- _CHALLENGE_
Carry none of the pictures over; set down the material below exactly.

## START

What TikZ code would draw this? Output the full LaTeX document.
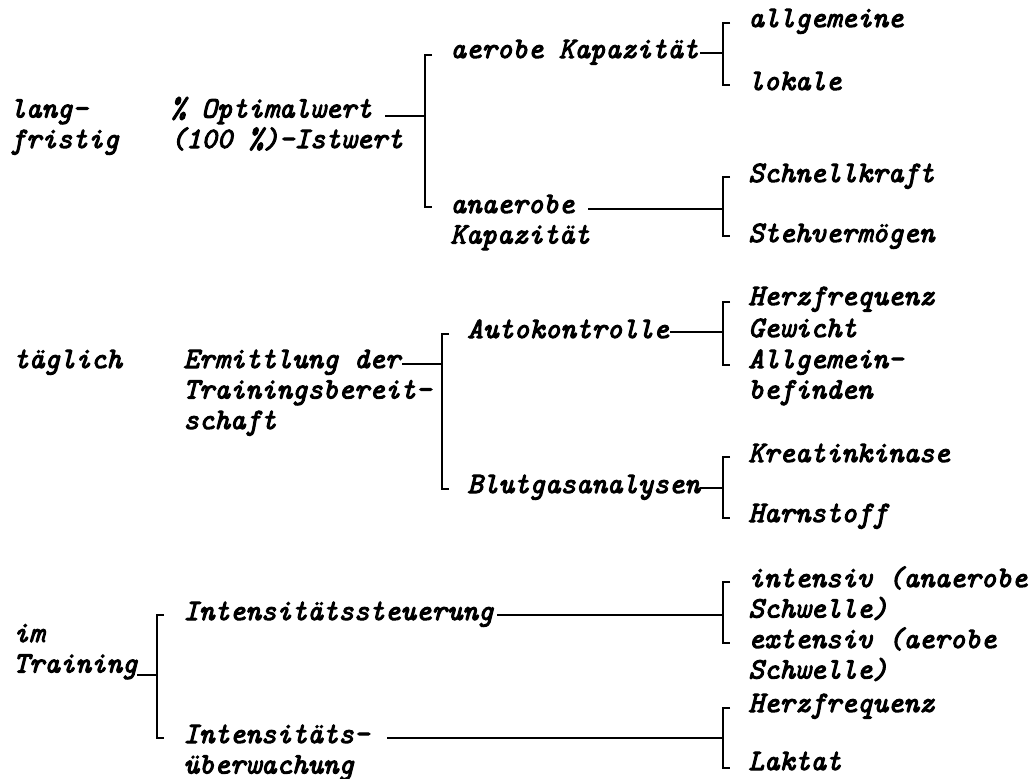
\documentclass[tikz,border=0pt]{standalone}
\usepackage{fontspec}
\newfontfamily\lbfont[ItalicFeatures={FakeBold=3.5}]{Latin Modern Mono}
\begin{document}
\begin{tikzpicture}[x=0.5pt, y=-0.5pt, line join=miter, line cap=butt,
	lbl/.style={anchor=base west, inner sep=0pt, align=left, font=\lbfont\itshape\fontsize{14.76}{15.25}\selectfont},
	brk/.style={line width=1.4pt}]
	\useasboundingbox (0,0) rectangle (1035,778);
	% langfristig (multi-line nodes sit on their last line)
	\node[lbl] (lang) at (10,148) {lang-\\fristig};
	\node[lbl] (opt) at (170,148) {\% Optimalwert\\(100 \%)-Istwert};
	\node[lbl] (aer) at (450,58) {aerobe Kapazität};
	\node[lbl] (anaer) at (450,243.5) {anaerobe\\Kapazität};
	\node[lbl] (allg) at (748,27) {allgemeine};
	\node[lbl] (lok) at (748,90) {lokale};
	\node[lbl] (schn) at (748,182) {Schnellkraft};
	\node[lbl] (steh) at (748,242) {Stehvermögen};
	\coordinate (c1) at (385,116); \coordinate (b1) at (425,116);
	\coordinate (c2) at (700,53);  \coordinate (b2) at (723,53);
	\coordinate (c3) at (588,209); \coordinate (b3) at (723,209);
	\draw[brk] (c1) -- (b1) (c2) -- (b2) (c3) -- (b3);
	\draw[brk] (432,55) -- (425,55) -- (425,207) -- (432,207);
	\draw[brk] (730,23) -- (723,23) -- (723,85) -- (730,85);
	\draw[brk] (730,177) -- (723,177) -- (723,236) -- (730,236);
	% taeglich
	\node[lbl] (tgl) at (13,368) {täglich};
	\node[lbl] (ermi) at (183,429) {Ermittlung der\\Trainingsbereit-\\schaft};
	\node[lbl] (auto) at (467,338) {Autokontrolle};
	\node[lbl] (blut) at (467,493) {Blutgasanalysen};
	\node[lbl] (herz) at (748,305) {Herzfrequenz};
	\node[lbl] (gew) at (748,337) {Gewicht};
	\node[lbl] (befi) at (748,398.5) {Allgemein-\\befinden};
	\node[lbl] (krea) at (748,462) {Kreatinkinase};
	\node[lbl] (harn) at (748,522) {Harnstoff};
	\coordinate (c4) at (402,364); \coordinate (b4) at (442,364);
	\coordinate (c5) at (670,332); \coordinate (b5) at (723,332);
	\coordinate (c6) at (700,488); \coordinate (b6) at (723,488);
	\draw[brk] (c4) -- (b4) (c5) -- (b5) (c6) -- (b6);
	\draw[brk] (449,334) -- (442,334) -- (442,489) -- (449,489);
	\draw[brk] (730,302) -- (723,302) -- (723,365) -- (730,365);
	\draw[brk] (730,457) -- (723,457) -- (723,518) -- (730,518);
	% im Training
	\node[lbl] (imtr) at (13,672.5) {im\\Training};
	\node[lbl] (steu) at (183,620) {Intensitätssteuerung};
	\node[lbl] (ueber) at (183,773.5) {Intensitäts-\\überwachung};
	\node[lbl] (inte) at (748,617.5) {intensiv (anaerobe\\Schwelle)};
	\node[lbl] (exte) at (748,678.5) {extensiv (aerobe\\Schwelle)};
	\node[lbl] (herz2) at (748,712) {Herzfrequenz};
	\node[lbl] (lakt) at (748,770) {Laktat};
	\coordinate (c7) at (137,675); \coordinate (b7) at (157,675);
	\coordinate (c8) at (497,615); \coordinate (b8) at (723,615);
	\coordinate (c9) at (387,738); \coordinate (b9) at (723,738);
	\draw[brk] (c7) -- (b7) (c8) -- (b8) (c9) -- (b9);
	\draw[brk] (164,615) -- (157,615) -- (157,738) -- (164,738);
	\draw[brk] (730,582) -- (723,582) -- (723,643) -- (730,643);
	\draw[brk] (730,708) -- (723,708) -- (723,768) -- (730,768);
\end{tikzpicture}
\end{document}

## END

- _EXERCISE RESULT_
What TikZ code would draw this? Output the full LaTeX document.
\documentclass[tikz,border=0pt]{standalone}
\usepackage{fontspec}
\newfontfamily\lbfont[ItalicFeatures={FakeBold=3.5}]{Latin Modern Mono}
\begin{document}
\begin{tikzpicture}[x=0.5pt, y=-0.5pt, line join=miter, line cap=butt,
	lbl/.style={anchor=base west, inner sep=0pt, align=left, font=\lbfont\itshape\fontsize{14.76}{15.25}\selectfont},
	brk/.style={line width=1.4pt}]
	\useasboundingbox (0,0) rectangle (1035,778);
	% langfristig (multi-line nodes sit on their last line)
	\node[lbl] (lang) at (10,148) {lang-\\fristig};
	\node[lbl] (opt) at (170,148) {\% Optimalwert\\(100 \%)-Istwert};
	\node[lbl] (aer) at (450,58) {aerobe Kapazität};
	\node[lbl] (anaer) at (450,243.5) {anaerobe\\Kapazität};
	\node[lbl] (allg) at (748,27) {allgemeine};
	\node[lbl] (lok) at (748,90) {lokale};
	\node[lbl] (schn) at (748,182) {Schnellkraft};
	\node[lbl] (steh) at (748,242) {Stehvermögen};
	\coordinate (c1) at (385,116); \coordinate (b1) at (425,116);
	\coordinate (c2) at (700,53);  \coordinate (b2) at (723,53);
	\coordinate (c3) at (588,209); \coordinate (b3) at (723,209);
	\draw[brk] (c1) -- (b1) (c2) -- (b2) (c3) -- (b3);
	\draw[brk] (432,55) -- (425,55) -- (425,207) -- (432,207);
	\draw[brk] (730,23) -- (723,23) -- (723,85) -- (730,85);
	\draw[brk] (730,177) -- (723,177) -- (723,236) -- (730,236);
	% taeglich
	\node[lbl] (tgl) at (13,368) {täglich};
	\node[lbl] (ermi) at (183,429) {Ermittlung der\\Trainingsbereit-\\schaft};
	\node[lbl] (auto) at (467,338) {Autokontrolle};
	\node[lbl] (blut) at (467,493) {Blutgasanalysen};
	\node[lbl] (herz) at (748,305) {Herzfrequenz};
	\node[lbl] (gew) at (748,337) {Gewicht};
	\node[lbl] (befi) at (748,398.5) {Allgemein-\\befinden};
	\node[lbl] (krea) at (748,462) {Kreatinkinase};
	\node[lbl] (harn) at (748,522) {Harnstoff};
	\coordinate (c4) at (402,364); \coordinate (b4) at (442,364);
	\coordinate (c5) at (670,332); \coordinate (b5) at (723,332);
	\coordinate (c6) at (700,488); \coordinate (b6) at (723,488);
	\draw[brk] (c4) -- (b4) (c5) -- (b5) (c6) -- (b6);
	\draw[brk] (449,334) -- (442,334) -- (442,489) -- (449,489);
	\draw[brk] (730,302) -- (723,302) -- (723,365) -- (730,365);
	\draw[brk] (730,457) -- (723,457) -- (723,518) -- (730,518);
	% im Training
	\node[lbl] (imtr) at (13,672.5) {im\\Training};
	\node[lbl] (steu) at (183,620) {Intensitätssteuerung};
	\node[lbl] (ueber) at (183,773.5) {Intensitäts-\\überwachung};
	\node[lbl] (inte) at (748,617.5) {intensiv (anaerobe\\Schwelle)};
	\node[lbl] (exte) at (748,678.5) {extensiv (aerobe\\Schwelle)};
	\node[lbl] (herz2) at (748,712) {Herzfrequenz};
	\node[lbl] (lakt) at (748,770) {Laktat};
	\coordinate (c7) at (137,675); \coordinate (b7) at (157,675);
	\coordinate (c8) at (497,615); \coordinate (b8) at (723,615);
	\coordinate (c9) at (387,738); \coordinate (b9) at (723,738);
	\draw[brk] (c7) -- (b7) (c8) -- (b8) (c9) -- (b9);
	\draw[brk] (164,615) -- (157,615) -- (157,738) -- (164,738);
	\draw[brk] (730,582) -- (723,582) -- (723,643) -- (730,643);
	\draw[brk] (730,708) -- (723,708) -- (723,768) -- (730,768);
\end{tikzpicture}
\end{document}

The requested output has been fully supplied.